Recent reports relating to the key exporting Southern Hemisphere nations of Argentina and Australia have been relatively positive. While some weather issues have been experienced in Australia, yields are currently still anticipated to be similar to last year. Argentina’s crop is expected to be significantly better than last year when the crop was severely depleted.
Summary
The market continues to be incredibly volatile and is expected to remain so for some weeks yet until such time as the European and former Soviet Union crops are accounted for.
Wheat Market Update - Friday 9th July 2010
UK and Europe Harvest Overview
Since the middle of last week European wheat prices have reversed their recent downward trend, rebounding significantly in a very short period of time. At the time of writing we have seen an increase of £17.00/tonne in just over a week, reaching their highest level for almost 12 months.
There have been a number of factors that have come together at once to fuel this rally. The USDA report on the 30th June surprised market participants by cutting planted acreage for corn and also reducing stock levels that resulted in corn prices increasing due to the reduced supply situation. Wheat prices naturally followed corn upwards given that both are used for animal feed. The main driver, however, has been the weather across Northern Europe and Russia with the prolonged heat wave leading to serious concerns over the potential yields of the forthcoming crop.

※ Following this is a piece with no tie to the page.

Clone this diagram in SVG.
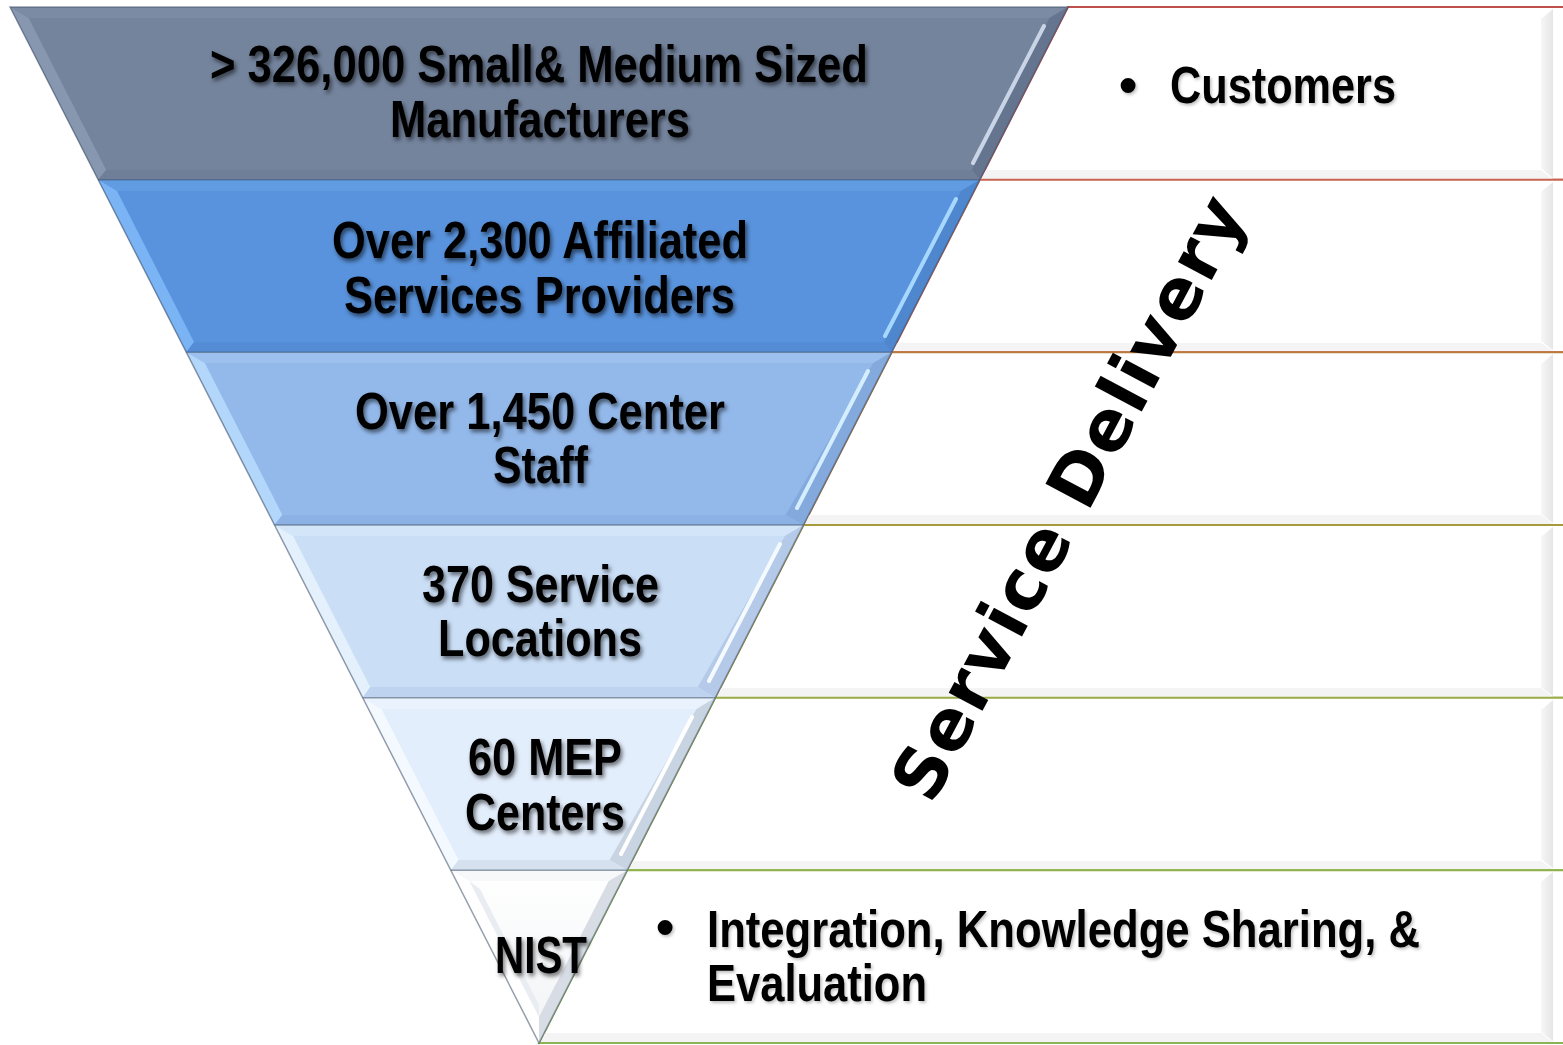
<svg xmlns="http://www.w3.org/2000/svg" width="1563" height="1045" viewBox="0 0 1563 1045">
<defs>
<style>
.t{font-family:"Liberation Sans",Arial,sans-serif;font-weight:bold;font-size:52px;fill:#000}
.ft{filter:url(#sh)}
.sd{font-family:"DejaVu Sans",Verdana,sans-serif;font-weight:bold;font-size:70px;fill:#000}
.box{fill:#fff;stroke-width:2}
.rf{fill:url(#rfg)}
.bf{fill:#f4f4f4}
.hl{stroke-width:4;stroke-linecap:round}
.edge{stroke:#3f5068;stroke-opacity:0.55;stroke-width:1.5}
</style>
<filter id="sh" x="-10%" y="-30%" width="120%" height="160%">
<feDropShadow dx="2" dy="3" stdDeviation="2" flood-color="#000" flood-opacity="0.55"/>
</filter>
<filter id="sh2" x="-10%" y="-30%" width="120%" height="160%">
<feDropShadow dx="1.5" dy="2" stdDeviation="1.5" flood-color="#000" flood-opacity="0.25"/>
</filter>
<linearGradient id="rfg" x1="0" y1="0" x2="1" y2="0">
<stop offset="0" stop-color="#f6f6f6"/>
<stop offset="1" stop-color="#e6e6e6"/>
</linearGradient>
<linearGradient id="w6" x1="0" y1="0" x2="0" y2="1">
<stop offset="0" stop-color="#ffffff"/>
<stop offset="1" stop-color="#f1f3f6"/>
</linearGradient>
</defs>
<rect width="1563" height="1045" fill="#fff"/>

<!-- right boxes -->
<g id="rightBoxes">
<g id="box1">
<polygon class="box" stroke="#C0504D" points="1068,7 1575,7 1575,179.7 979.8,179.7"/>
<polygon class="rf" points="1541,19 1553,9 1553,178 1541,168"/>
<polygon class="bf" points="986,170 1541,170 1553,179 981,179"/>
</g>
<g id="box2">
<polygon class="box" stroke="#C86450" points="979.8,179.7 1575,179.7 1575,352.3 891.7,352.3"/>
<polygon class="rf" points="1541,192 1553,182 1553,350 1541,341"/>
<polygon class="bf" points="897,343 1541,343 1553,351 893,351"/>
</g>
<g id="box3">
<polygon class="box" stroke="#B97A3C" points="891.7,352.3 1575,352.3 1575,525 803.5,525"/>
<polygon class="rf" points="1541,364 1553,354 1553,523 1541,514"/>
<polygon class="bf" points="809,515 1541,515 1553,524 805,524"/>
</g>
<g id="box4">
<polygon class="box" stroke="#A89A3C" points="803.5,525 1575,525 1575,697.7 715.3,697.7"/>
<polygon class="rf" points="1541,537 1553,527 1553,696 1541,687"/>
<polygon class="bf" points="721,688 1541,688 1553,697 717,697"/>
</g>
<g id="box5">
<polygon class="box" stroke="#99AC46" points="715.3,697.7 1575,697.7 1575,870.3 627.2,870.3"/>
<polygon class="rf" points="1541,710 1553,700 1553,868 1541,859"/>
<polygon class="bf" points="633,861 1541,861 1553,869 629,869"/>
</g>
<g id="box6">
<polygon class="box" stroke="#8EB24E" points="627.2,870.3 1575,870.3 1575,1043 539,1043"/>
<polygon class="rf" points="1541,882 1553,872 1553,1041 1541,1032"/>
<polygon class="bf" points="545,1033 1541,1033 1553,1042 541,1042"/>
</g>
<line x1="539" y1="1043" x2="1563" y2="1043" stroke="#8CB454" stroke-width="2"/>
</g>

<!-- funnel -->
<g id="funnel">
<g id="layer1">
<polygon fill="#74849D" points="10,7 1068,7 979.8,179.7 98.2,179.7"/>
<polygon fill="#7B8BA4" points="10,7 1068,7 1049.4,18 28.6,18"/>
<polygon fill="#8797B0" points="10,7 28.6,18 106.2,170 98.2,179.7"/>
<polygon fill="#66758F" points="1068,7 979.8,179.7 971.8,170 1049.4,18"/>
<polygon fill="#6F7F98" points="98.2,179.7 979.8,179.7 971.8,170 106.2,170"/>
<line class="hl" x1="1044" y1="26" x2="973" y2="163" stroke="#C9D4E6"/>
</g>
<g id="layer2">
<polygon fill="#5993DD" points="98.2,179.7 979.8,179.7 891.7,352.3 186.3,352.3"/>
<polygon fill="#619CE2" points="98.2,179.7 979.8,179.7 961,191 117,191"/>
<polygon fill="#7AB4F5" points="98.2,179.7 117,191 194,342 186.3,352.3"/>
<polygon fill="#4F87CE" points="979.8,179.7 891.7,352.3 884,342 961,191"/>
<polygon fill="#548DD6" points="186.3,352.3 891.7,352.3 884,342 194,342"/>
<line class="hl" x1="956" y1="199" x2="885" y2="336" stroke="#A6D8FF"/>
</g>
<g id="layer3">
<polygon fill="#93B9EB" points="186.3,352.3 891.7,352.3 803.5,525 274.5,525"/>
<polygon fill="#9CC1EF" points="186.3,352.3 891.7,352.3 873.2,363 204.8,363"/>
<polygon fill="#B3D6FB" points="186.3,352.3 204.8,363 282.4,515 274.5,525"/>
<polygon fill="#84A9DC" points="891.7,352.3 803.5,525 785.6,515 873.2,363"/>
<polygon fill="#8CB1E4" points="274.5,525 803.5,525 785.6,515 282.4,515"/>
<line class="hl" x1="868" y1="371" x2="797" y2="508" stroke="#D4EEFF"/>
</g>
<g id="layer4">
<polygon fill="#CADEF6" points="274.5,525 803.5,525 715.3,697.7 362.7,697.7"/>
<polygon fill="#D3E5F9" points="274.5,525 803.5,525 784.9,536 293.1,536"/>
<polygon fill="#E4F1FD" points="274.5,525 293.1,536 370.2,687 362.7,697.7"/>
<polygon fill="#B4CAE8" points="803.5,525 715.3,697.7 697.8,687 784.9,536"/>
<polygon fill="#BED3EF" points="362.7,697.7 715.3,697.7 697.8,687 370.2,687"/>
<line class="hl" x1="780" y1="544" x2="709" y2="681" stroke="#F4FAFF"/>
</g>
<g id="layer5">
<polygon fill="#E3EEFC" points="362.7,697.7 715.3,697.7 627.2,870.3 450.8,870.3"/>
<polygon fill="#E9F2FD" points="362.7,697.7 715.3,697.7 696.6,709 381.4,709"/>
<polygon fill="#F4F9FF" points="362.7,697.7 381.4,709 458.5,860 450.8,870.3"/>
<polygon fill="#C9D4E3" points="715.3,697.7 627.2,870.3 609.5,860 696.6,709"/>
<polygon fill="#D6E1EF" points="450.8,870.3 627.2,870.3 609.5,860 458.5,860"/>
<line class="hl" x1="692" y1="717" x2="621" y2="854" stroke="#FFFFFF"/>
</g>
<g id="layer6">
<polygon fill="url(#w6)" points="450.8,870.3 627.2,870.3 539,1043"/>
<polygon fill="#F7F8FA" points="450.8,870.3 627.2,870.3 608.7,881 469.3,881"/>
<polygon fill="#FFFFFF" points="450.8,870.3 469.3,881 539,1017 539,1043"/>
<polygon fill="#D8DDE5" points="627.2,870.3 539,1043 539,1017 608.7,881"/>
<polygon fill="#E9ECF1" points="469.3,881 480,889 539,1005 539,1017"/>
</g>
<g id="edges" fill="none">
<polygon class="edge" points="10,7 1068,7 539,1043"/>
<line class="edge" x1="98.2" y1="179.7" x2="979.8" y2="179.7"/>
<line class="edge" x1="186.3" y1="352.3" x2="891.7" y2="352.3"/>
<line class="edge" x1="274.5" y1="525" x2="803.5" y2="525"/>
<line class="edge" x1="362.7" y1="697.7" x2="715.3" y2="697.7"/>
<line class="edge" x1="450.8" y1="870.3" x2="627.2" y2="870.3"/>
</g>
</g>

<!-- funnel labels -->
<g id="labels">
<g id="n1" class="ft">
<text class="t" x="210" y="82" textLength="658" lengthAdjust="spacingAndGlyphs">&gt; 326,000 Small&amp; Medium Sized</text>
<text class="t" x="390" y="137" textLength="300" lengthAdjust="spacingAndGlyphs">Manufacturers</text>
</g>
<g id="n2" class="ft">
<text class="t" x="332" y="258" textLength="416" lengthAdjust="spacingAndGlyphs">Over 2,300 Affiliated</text>
<text class="t" x="344" y="313" textLength="391" lengthAdjust="spacingAndGlyphs">Services Providers</text>
</g>
<g id="n3" class="ft">
<text class="t" x="355" y="429" textLength="370" lengthAdjust="spacingAndGlyphs">Over 1,450 Center</text>
<text class="t" x="493" y="483" textLength="95" lengthAdjust="spacingAndGlyphs">Staff</text>
</g>
<g id="n4" class="ft">
<text class="t" x="422" y="602" textLength="237" lengthAdjust="spacingAndGlyphs">370 Service</text>
<text class="t" x="438" y="656" textLength="204" lengthAdjust="spacingAndGlyphs">Locations</text>
</g>
<g id="n5" class="ft">
<text class="t" x="468" y="775" textLength="154" lengthAdjust="spacingAndGlyphs">60 MEP</text>
<text class="t" x="465" y="830" textLength="160" lengthAdjust="spacingAndGlyphs">Centers</text>
</g>
<g id="n6" class="ft">
<text class="t" x="495" y="973" textLength="92" lengthAdjust="spacingAndGlyphs">NIST</text>
</g>
</g>

<g id="rightText" filter="url(#sh2)">
<text class="t" x="1119" y="103">•</text>
<text class="t" x="1170" y="103" textLength="226" lengthAdjust="spacingAndGlyphs">Customers</text>
<text class="t" x="656" y="945">•</text>
<text class="t" x="707" y="947" textLength="713" lengthAdjust="spacingAndGlyphs">Integration, Knowledge Sharing, &amp;</text>
<text class="t" x="707" y="1001" textLength="220" lengthAdjust="spacingAndGlyphs">Evaluation</text>
</g>

<g id="serviceDelivery">
<text class="sd" x="932" y="806" transform="rotate(-62 932 806)" textLength="672" lengthAdjust="spacing">Service Delivery</text>
</g>
</svg>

Rainfall has been well below average with crops starting to look stressed. These worries have been supported further by the poor performance of early barley cuttings in France, which could indicate that poor wheat crop yields will follow. As well as Northern Europe similar drought conditions have been affecting the black sea region with the Russian Agriculture Ministry also reducing their production estimates.
US/World Overview
The US is enjoying a good growing season with crops progressing well and no concerns, with stocks projected to rise. However with the corn supply situation looking tighter and with problems elsewhere around Europe they have been given hope of an increased potential for exports which has resulted in prices increasing.
There is a further USDA Report on the 9th July which will produce figures on US yield and estimated world production figures. It will be interesting to see how much of the production concerns they build into their report and the market reaction.
Summary
We have moved into a weather market and with no definitive information about crop quality and size likely to reveal itself until harvest results start to come through there seems less chance of a correction in the short term with sentiment pushing prices upwards. This level of volatility does bring with it speculation. This has made the market very nervous as to whether it is already over-priced and due to fall back or whether this speculation will push it on further.